## Start

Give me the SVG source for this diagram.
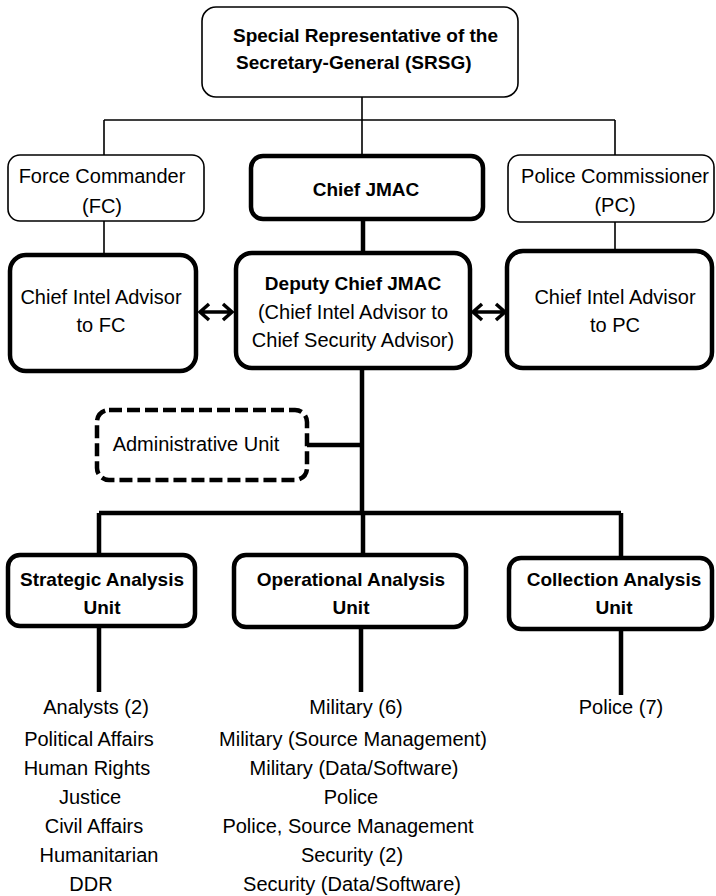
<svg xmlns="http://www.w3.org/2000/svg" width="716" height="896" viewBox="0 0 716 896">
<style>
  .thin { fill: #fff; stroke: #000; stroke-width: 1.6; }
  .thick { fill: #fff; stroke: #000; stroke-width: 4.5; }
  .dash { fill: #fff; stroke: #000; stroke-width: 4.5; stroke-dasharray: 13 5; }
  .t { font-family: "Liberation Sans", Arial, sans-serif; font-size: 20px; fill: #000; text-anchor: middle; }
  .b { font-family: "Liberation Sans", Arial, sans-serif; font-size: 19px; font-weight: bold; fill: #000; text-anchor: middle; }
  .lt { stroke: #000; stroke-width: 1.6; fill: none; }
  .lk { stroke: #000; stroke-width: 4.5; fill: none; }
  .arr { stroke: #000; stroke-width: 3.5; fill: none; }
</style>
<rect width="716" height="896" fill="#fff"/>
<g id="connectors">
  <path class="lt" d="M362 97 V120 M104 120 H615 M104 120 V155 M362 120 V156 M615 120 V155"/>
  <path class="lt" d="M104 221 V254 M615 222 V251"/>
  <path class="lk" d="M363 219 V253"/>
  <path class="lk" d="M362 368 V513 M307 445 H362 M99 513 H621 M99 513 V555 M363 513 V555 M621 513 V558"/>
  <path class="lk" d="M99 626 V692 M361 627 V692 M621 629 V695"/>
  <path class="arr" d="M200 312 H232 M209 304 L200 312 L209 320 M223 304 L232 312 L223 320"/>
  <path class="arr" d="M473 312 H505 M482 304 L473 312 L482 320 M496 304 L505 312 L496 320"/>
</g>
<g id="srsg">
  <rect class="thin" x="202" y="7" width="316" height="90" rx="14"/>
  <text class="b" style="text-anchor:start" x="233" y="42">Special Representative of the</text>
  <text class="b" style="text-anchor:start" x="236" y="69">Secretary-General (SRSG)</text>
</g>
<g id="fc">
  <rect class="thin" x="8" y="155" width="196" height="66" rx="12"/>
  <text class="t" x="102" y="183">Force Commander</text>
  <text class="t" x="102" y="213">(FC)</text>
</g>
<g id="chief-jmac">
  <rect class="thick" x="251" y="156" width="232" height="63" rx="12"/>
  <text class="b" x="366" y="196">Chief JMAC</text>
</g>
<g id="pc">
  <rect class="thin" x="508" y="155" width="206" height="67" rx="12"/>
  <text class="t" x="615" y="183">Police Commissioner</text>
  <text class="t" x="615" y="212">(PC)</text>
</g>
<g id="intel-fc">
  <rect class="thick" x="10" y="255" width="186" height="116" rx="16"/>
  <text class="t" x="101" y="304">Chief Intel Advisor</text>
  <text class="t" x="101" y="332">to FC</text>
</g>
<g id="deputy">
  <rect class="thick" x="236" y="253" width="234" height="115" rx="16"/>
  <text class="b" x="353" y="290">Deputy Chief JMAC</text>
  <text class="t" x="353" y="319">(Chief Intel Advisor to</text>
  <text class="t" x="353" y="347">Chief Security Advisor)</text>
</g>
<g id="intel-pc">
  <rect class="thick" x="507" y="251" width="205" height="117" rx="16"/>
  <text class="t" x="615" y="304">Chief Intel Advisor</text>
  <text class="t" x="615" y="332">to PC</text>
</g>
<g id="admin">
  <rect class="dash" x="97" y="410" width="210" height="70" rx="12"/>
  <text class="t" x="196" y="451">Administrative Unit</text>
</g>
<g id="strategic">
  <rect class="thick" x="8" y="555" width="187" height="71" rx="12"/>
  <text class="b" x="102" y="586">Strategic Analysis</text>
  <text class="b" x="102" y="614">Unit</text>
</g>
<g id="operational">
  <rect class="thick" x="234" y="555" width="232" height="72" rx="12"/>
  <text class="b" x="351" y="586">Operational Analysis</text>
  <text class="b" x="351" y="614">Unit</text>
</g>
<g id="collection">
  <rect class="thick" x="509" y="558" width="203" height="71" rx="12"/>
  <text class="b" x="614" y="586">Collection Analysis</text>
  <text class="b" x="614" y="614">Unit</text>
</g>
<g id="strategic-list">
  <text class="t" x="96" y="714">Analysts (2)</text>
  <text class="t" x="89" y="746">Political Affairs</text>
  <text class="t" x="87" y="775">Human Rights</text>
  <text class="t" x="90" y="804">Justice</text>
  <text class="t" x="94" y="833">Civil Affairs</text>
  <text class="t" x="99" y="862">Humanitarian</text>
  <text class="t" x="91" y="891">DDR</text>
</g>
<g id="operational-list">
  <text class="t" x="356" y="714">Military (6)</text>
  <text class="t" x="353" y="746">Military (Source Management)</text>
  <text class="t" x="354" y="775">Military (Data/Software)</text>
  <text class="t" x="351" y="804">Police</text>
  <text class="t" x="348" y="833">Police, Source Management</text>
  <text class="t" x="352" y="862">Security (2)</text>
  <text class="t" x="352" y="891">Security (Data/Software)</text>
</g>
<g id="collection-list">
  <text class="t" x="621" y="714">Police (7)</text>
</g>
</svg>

## End

What is being asked: Repeat the data exactly in full, omitting its pictures.

Response:
Give me the SVG source for this diagram.
<svg xmlns="http://www.w3.org/2000/svg" width="716" height="896" viewBox="0 0 716 896">
<style>
  .thin { fill: #fff; stroke: #000; stroke-width: 1.6; }
  .thick { fill: #fff; stroke: #000; stroke-width: 4.5; }
  .dash { fill: #fff; stroke: #000; stroke-width: 4.5; stroke-dasharray: 13 5; }
  .t { font-family: "Liberation Sans", Arial, sans-serif; font-size: 20px; fill: #000; text-anchor: middle; }
  .b { font-family: "Liberation Sans", Arial, sans-serif; font-size: 19px; font-weight: bold; fill: #000; text-anchor: middle; }
  .lt { stroke: #000; stroke-width: 1.6; fill: none; }
  .lk { stroke: #000; stroke-width: 4.5; fill: none; }
  .arr { stroke: #000; stroke-width: 3.5; fill: none; }
</style>
<rect width="716" height="896" fill="#fff"/>
<g id="connectors">
  <path class="lt" d="M362 97 V120 M104 120 H615 M104 120 V155 M362 120 V156 M615 120 V155"/>
  <path class="lt" d="M104 221 V254 M615 222 V251"/>
  <path class="lk" d="M363 219 V253"/>
  <path class="lk" d="M362 368 V513 M307 445 H362 M99 513 H621 M99 513 V555 M363 513 V555 M621 513 V558"/>
  <path class="lk" d="M99 626 V692 M361 627 V692 M621 629 V695"/>
  <path class="arr" d="M200 312 H232 M209 304 L200 312 L209 320 M223 304 L232 312 L223 320"/>
  <path class="arr" d="M473 312 H505 M482 304 L473 312 L482 320 M496 304 L505 312 L496 320"/>
</g>
<g id="srsg">
  <rect class="thin" x="202" y="7" width="316" height="90" rx="14"/>
  <text class="b" style="text-anchor:start" x="233" y="42">Special Representative of the</text>
  <text class="b" style="text-anchor:start" x="236" y="69">Secretary-General (SRSG)</text>
</g>
<g id="fc">
  <rect class="thin" x="8" y="155" width="196" height="66" rx="12"/>
  <text class="t" x="102" y="183">Force Commander</text>
  <text class="t" x="102" y="213">(FC)</text>
</g>
<g id="chief-jmac">
  <rect class="thick" x="251" y="156" width="232" height="63" rx="12"/>
  <text class="b" x="366" y="196">Chief JMAC</text>
</g>
<g id="pc">
  <rect class="thin" x="508" y="155" width="206" height="67" rx="12"/>
  <text class="t" x="615" y="183">Police Commissioner</text>
  <text class="t" x="615" y="212">(PC)</text>
</g>
<g id="intel-fc">
  <rect class="thick" x="10" y="255" width="186" height="116" rx="16"/>
  <text class="t" x="101" y="304">Chief Intel Advisor</text>
  <text class="t" x="101" y="332">to FC</text>
</g>
<g id="deputy">
  <rect class="thick" x="236" y="253" width="234" height="115" rx="16"/>
  <text class="b" x="353" y="290">Deputy Chief JMAC</text>
  <text class="t" x="353" y="319">(Chief Intel Advisor to</text>
  <text class="t" x="353" y="347">Chief Security Advisor)</text>
</g>
<g id="intel-pc">
  <rect class="thick" x="507" y="251" width="205" height="117" rx="16"/>
  <text class="t" x="615" y="304">Chief Intel Advisor</text>
  <text class="t" x="615" y="332">to PC</text>
</g>
<g id="admin">
  <rect class="dash" x="97" y="410" width="210" height="70" rx="12"/>
  <text class="t" x="196" y="451">Administrative Unit</text>
</g>
<g id="strategic">
  <rect class="thick" x="8" y="555" width="187" height="71" rx="12"/>
  <text class="b" x="102" y="586">Strategic Analysis</text>
  <text class="b" x="102" y="614">Unit</text>
</g>
<g id="operational">
  <rect class="thick" x="234" y="555" width="232" height="72" rx="12"/>
  <text class="b" x="351" y="586">Operational Analysis</text>
  <text class="b" x="351" y="614">Unit</text>
</g>
<g id="collection">
  <rect class="thick" x="509" y="558" width="203" height="71" rx="12"/>
  <text class="b" x="614" y="586">Collection Analysis</text>
  <text class="b" x="614" y="614">Unit</text>
</g>
<g id="strategic-list">
  <text class="t" x="96" y="714">Analysts (2)</text>
  <text class="t" x="89" y="746">Political Affairs</text>
  <text class="t" x="87" y="775">Human Rights</text>
  <text class="t" x="90" y="804">Justice</text>
  <text class="t" x="94" y="833">Civil Affairs</text>
  <text class="t" x="99" y="862">Humanitarian</text>
  <text class="t" x="91" y="891">DDR</text>
</g>
<g id="operational-list">
  <text class="t" x="356" y="714">Military (6)</text>
  <text class="t" x="353" y="746">Military (Source Management)</text>
  <text class="t" x="354" y="775">Military (Data/Software)</text>
  <text class="t" x="351" y="804">Police</text>
  <text class="t" x="348" y="833">Police, Source Management</text>
  <text class="t" x="352" y="862">Security (2)</text>
  <text class="t" x="352" y="891">Security (Data/Software)</text>
</g>
<g id="collection-list">
  <text class="t" x="621" y="714">Police (7)</text>
</g>
</svg>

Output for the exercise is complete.